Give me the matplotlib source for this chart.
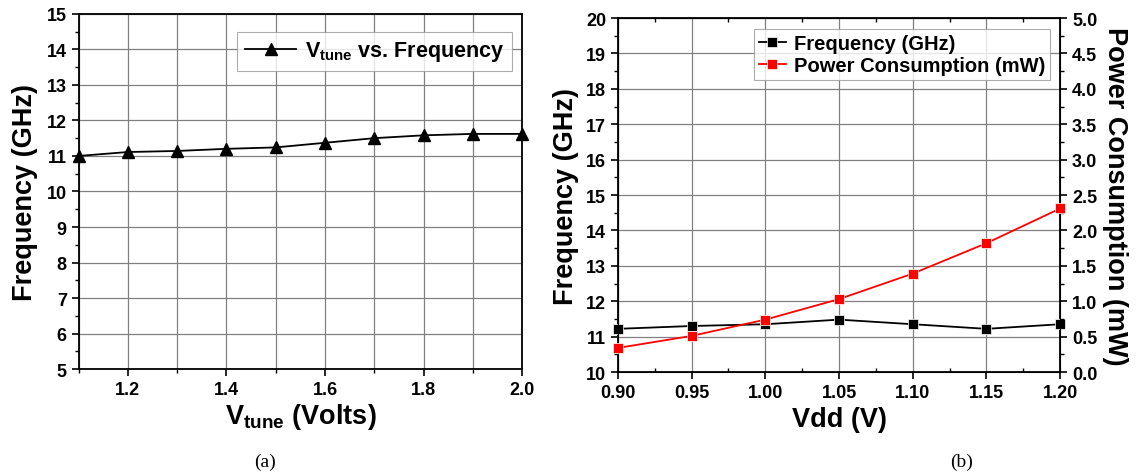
import numpy as np
import matplotlib
matplotlib.use("Agg")
import matplotlib.pyplot as plt
from matplotlib.ticker import MultipleLocator, FormatStrFormatter

plt.rcParams['font.family'] = 'Liberation Sans'
plt.rcParams['font.weight'] = 'bold'
plt.rcParams['mathtext.fontset'] = 'custom'
plt.rcParams['mathtext.rm'] = 'Liberation Sans'
plt.rcParams['mathtext.bf'] = 'Liberation Sans:bold'

# (a) tuning voltage sweep
vtune = [1.1, 1.2, 1.3, 1.4, 1.5, 1.6, 1.7, 1.8, 1.9, 2.0]
freq_a = [11.0, 11.11, 11.14, 11.2, 11.24, 11.37, 11.5, 11.58, 11.62, 11.62]

# (b) supply voltage sweep
vdd = [0.90, 0.95, 1.00, 1.05, 1.10, 1.15, 1.20]
freq_b = [11.22, 11.3, 11.35, 11.48, 11.35, 11.22, 11.35]
power_b = [0.34, 0.51, 0.74, 1.03, 1.39, 1.82, 2.31]

grid_kw = dict(color='#808080', linewidth=0.9)
tick_fs = 13
label_fs = 19.5

fig = plt.figure(figsize=(11.4, 4.77), dpi=100)

# ---------- panel (a) ----------
ax1 = fig.add_axes([0.069, 0.224, 0.389, 0.745])
ax1.plot(vtune, freq_a, color='black', linewidth=1.3, marker='^', markersize=9,
         label=r'$\mathbf{V_{tune}}$ vs. Frequency', clip_on=False, zorder=3)
ax1.set_xlim(1.1, 2.0)
ax1.set_ylim(5, 15)
ax1.xaxis.set_minor_locator(MultipleLocator(0.1))
ax1.yaxis.set_major_locator(MultipleLocator(1))
ax1.yaxis.set_minor_locator(MultipleLocator(0.5))
ax1.set_xticks([1.2, 1.4, 1.6, 1.8, 2.0])
ax1.xaxis.set_major_formatter(FormatStrFormatter('%.1f'))
ax1.grid(True, which='major', **grid_kw)
ax1.grid(True, which='minor', axis='x', **grid_kw)
ax1.tick_params(which='major', direction='out', length=5, width=1.2, labelsize=tick_fs)
ax1.tick_params(which='minor', direction='out', length=3, width=1.0)
for lab in ax1.get_xticklabels() + ax1.get_yticklabels():
    lab.set_fontweight('bold')
for s in ax1.spines.values():
    s.set_linewidth(1.3)
ax1.set_ylabel('Frequency (GHz)', fontsize=label_fs, fontweight='bold', labelpad=6)
ax1.set_xlabel(r'$\mathbf{V}_{\mathbf{tune}}$ (Volts)', fontsize=label_fs, fontweight='bold', labelpad=2)
leg1 = ax1.legend(loc='upper right', bbox_to_anchor=(0.977, 0.949), borderaxespad=0,
                  fontsize=15.5, frameon=True, fancybox=False, edgecolor='#999999',
                  handlelength=2.4, borderpad=0.35, handletextpad=0.4)
leg1.get_frame().set_linewidth(0.8)

# ---------- panel (b) ----------
ax2 = fig.add_axes([0.542, 0.218, 0.388, 0.742])
l1, = ax2.plot(vdd, freq_b, color='black', linewidth=1.3, marker='s', markersize=6.5,
               markeredgecolor='white', markeredgewidth=0.5, clip_on=False, zorder=3,
               label='Frequency (GHz)')
ax2.set_xlim(0.9, 1.2)
ax2.set_ylim(10, 20)
ax2.xaxis.set_major_locator(MultipleLocator(0.05))
ax2.xaxis.set_minor_locator(MultipleLocator(0.025))
ax2.yaxis.set_major_locator(MultipleLocator(1))
ax2.yaxis.set_minor_locator(MultipleLocator(0.5))
ax2.xaxis.set_major_formatter(FormatStrFormatter('%.2f'))
ax2.grid(True, which='major', **grid_kw)
ax2.tick_params(which='major', direction='out', length=5, width=1.2, labelsize=tick_fs)
ax2.tick_params(axis='x', which='minor', direction='in', length=3, width=1.0, top=True)
ax2.tick_params(axis='y', which='minor', direction='out', length=3, width=1.0)
for s in ax2.spines.values():
    s.set_linewidth(1.3)
ax2.set_ylabel('Frequency (GHz)', fontsize=label_fs, fontweight='bold', labelpad=5)
ax2.set_xlabel('Vdd (V)', fontsize=label_fs, fontweight='bold', labelpad=4)

ax3 = ax2.twinx()
l2, = ax3.plot(vdd, power_b, color='#ff0000', linewidth=1.3, marker='s', markersize=7.5,
               markeredgecolor='white', markeredgewidth=0.5, clip_on=False, zorder=3,
               label='Power Consumption (mW)')
ax3.set_ylim(0, 5)
ax3.yaxis.set_major_locator(MultipleLocator(0.5))
ax3.yaxis.set_minor_locator(MultipleLocator(0.25))
ax3.yaxis.set_major_formatter(FormatStrFormatter('%.1f'))
ax3.tick_params(which='major', direction='out', length=5, width=1.2, labelsize=tick_fs)
ax3.tick_params(which='minor', direction='out', length=3, width=1.0)
ax3.set_ylabel('Power Consumption (mW)', fontsize=label_fs, fontweight='bold',
               rotation=270, labelpad=22)
for a in (ax2, ax3):
    for lab in a.get_xticklabels() + a.get_yticklabels():
        lab.set_fontweight('bold')

leg2 = ax3.legend(handles=[l1, l2], loc='upper right', bbox_to_anchor=(0.977, 0.969),
                  borderaxespad=0, fontsize=14.5, frameon=True, fancybox=False,
                  edgecolor='#999999', handlelength=1.3, borderpad=0.25,
                  labelspacing=0.15, handletextpad=0.4)
leg2.get_frame().set_linewidth(0.8)

# captions
fig.text(265 / 1140, 1 - 462 / 477, '(a)', family='Liberation Serif', fontweight='normal',
         fontsize=14, ha='center', va='center')
fig.text(962 / 1140, 1 - 462 / 477, '(b)', family='Liberation Serif', fontweight='normal',
         fontsize=14, ha='center', va='center')

fig.savefig('out.png', dpi=100)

┄┄┄┄┄┄

**TASK STATEMENT**
Leaving out the pictures, repeat the data above exactly.

**ANSWER FOR THIS EXERCISE**
Give me the matplotlib source for this chart.
import numpy as np
import matplotlib
matplotlib.use("Agg")
import matplotlib.pyplot as plt
from matplotlib.ticker import MultipleLocator, FormatStrFormatter

plt.rcParams['font.family'] = 'Liberation Sans'
plt.rcParams['font.weight'] = 'bold'
plt.rcParams['mathtext.fontset'] = 'custom'
plt.rcParams['mathtext.rm'] = 'Liberation Sans'
plt.rcParams['mathtext.bf'] = 'Liberation Sans:bold'

# (a) tuning voltage sweep
vtune = [1.1, 1.2, 1.3, 1.4, 1.5, 1.6, 1.7, 1.8, 1.9, 2.0]
freq_a = [11.0, 11.11, 11.14, 11.2, 11.24, 11.37, 11.5, 11.58, 11.62, 11.62]

# (b) supply voltage sweep
vdd = [0.90, 0.95, 1.00, 1.05, 1.10, 1.15, 1.20]
freq_b = [11.22, 11.3, 11.35, 11.48, 11.35, 11.22, 11.35]
power_b = [0.34, 0.51, 0.74, 1.03, 1.39, 1.82, 2.31]

grid_kw = dict(color='#808080', linewidth=0.9)
tick_fs = 13
label_fs = 19.5

fig = plt.figure(figsize=(11.4, 4.77), dpi=100)

# ---------- panel (a) ----------
ax1 = fig.add_axes([0.069, 0.224, 0.389, 0.745])
ax1.plot(vtune, freq_a, color='black', linewidth=1.3, marker='^', markersize=9,
         label=r'$\mathbf{V_{tune}}$ vs. Frequency', clip_on=False, zorder=3)
ax1.set_xlim(1.1, 2.0)
ax1.set_ylim(5, 15)
ax1.xaxis.set_minor_locator(MultipleLocator(0.1))
ax1.yaxis.set_major_locator(MultipleLocator(1))
ax1.yaxis.set_minor_locator(MultipleLocator(0.5))
ax1.set_xticks([1.2, 1.4, 1.6, 1.8, 2.0])
ax1.xaxis.set_major_formatter(FormatStrFormatter('%.1f'))
ax1.grid(True, which='major', **grid_kw)
ax1.grid(True, which='minor', axis='x', **grid_kw)
ax1.tick_params(which='major', direction='out', length=5, width=1.2, labelsize=tick_fs)
ax1.tick_params(which='minor', direction='out', length=3, width=1.0)
for lab in ax1.get_xticklabels() + ax1.get_yticklabels():
    lab.set_fontweight('bold')
for s in ax1.spines.values():
    s.set_linewidth(1.3)
ax1.set_ylabel('Frequency (GHz)', fontsize=label_fs, fontweight='bold', labelpad=6)
ax1.set_xlabel(r'$\mathbf{V}_{\mathbf{tune}}$ (Volts)', fontsize=label_fs, fontweight='bold', labelpad=2)
leg1 = ax1.legend(loc='upper right', bbox_to_anchor=(0.977, 0.949), borderaxespad=0,
                  fontsize=15.5, frameon=True, fancybox=False, edgecolor='#999999',
                  handlelength=2.4, borderpad=0.35, handletextpad=0.4)
leg1.get_frame().set_linewidth(0.8)

# ---------- panel (b) ----------
ax2 = fig.add_axes([0.542, 0.218, 0.388, 0.742])
l1, = ax2.plot(vdd, freq_b, color='black', linewidth=1.3, marker='s', markersize=6.5,
               markeredgecolor='white', markeredgewidth=0.5, clip_on=False, zorder=3,
               label='Frequency (GHz)')
ax2.set_xlim(0.9, 1.2)
ax2.set_ylim(10, 20)
ax2.xaxis.set_major_locator(MultipleLocator(0.05))
ax2.xaxis.set_minor_locator(MultipleLocator(0.025))
ax2.yaxis.set_major_locator(MultipleLocator(1))
ax2.yaxis.set_minor_locator(MultipleLocator(0.5))
ax2.xaxis.set_major_formatter(FormatStrFormatter('%.2f'))
ax2.grid(True, which='major', **grid_kw)
ax2.tick_params(which='major', direction='out', length=5, width=1.2, labelsize=tick_fs)
ax2.tick_params(axis='x', which='minor', direction='in', length=3, width=1.0, top=True)
ax2.tick_params(axis='y', which='minor', direction='out', length=3, width=1.0)
for s in ax2.spines.values():
    s.set_linewidth(1.3)
ax2.set_ylabel('Frequency (GHz)', fontsize=label_fs, fontweight='bold', labelpad=5)
ax2.set_xlabel('Vdd (V)', fontsize=label_fs, fontweight='bold', labelpad=4)

ax3 = ax2.twinx()
l2, = ax3.plot(vdd, power_b, color='#ff0000', linewidth=1.3, marker='s', markersize=7.5,
               markeredgecolor='white', markeredgewidth=0.5, clip_on=False, zorder=3,
               label='Power Consumption (mW)')
ax3.set_ylim(0, 5)
ax3.yaxis.set_major_locator(MultipleLocator(0.5))
ax3.yaxis.set_minor_locator(MultipleLocator(0.25))
ax3.yaxis.set_major_formatter(FormatStrFormatter('%.1f'))
ax3.tick_params(which='major', direction='out', length=5, width=1.2, labelsize=tick_fs)
ax3.tick_params(which='minor', direction='out', length=3, width=1.0)
ax3.set_ylabel('Power Consumption (mW)', fontsize=label_fs, fontweight='bold',
               rotation=270, labelpad=22)
for a in (ax2, ax3):
    for lab in a.get_xticklabels() + a.get_yticklabels():
        lab.set_fontweight('bold')

leg2 = ax3.legend(handles=[l1, l2], loc='upper right', bbox_to_anchor=(0.977, 0.969),
                  borderaxespad=0, fontsize=14.5, frameon=True, fancybox=False,
                  edgecolor='#999999', handlelength=1.3, borderpad=0.25,
                  labelspacing=0.15, handletextpad=0.4)
leg2.get_frame().set_linewidth(0.8)

# captions
fig.text(265 / 1140, 1 - 462 / 477, '(a)', family='Liberation Serif', fontweight='normal',
         fontsize=14, ha='center', va='center')
fig.text(962 / 1140, 1 - 462 / 477, '(b)', family='Liberation Serif', fontweight='normal',
         fontsize=14, ha='center', va='center')

fig.savefig('out.png', dpi=100)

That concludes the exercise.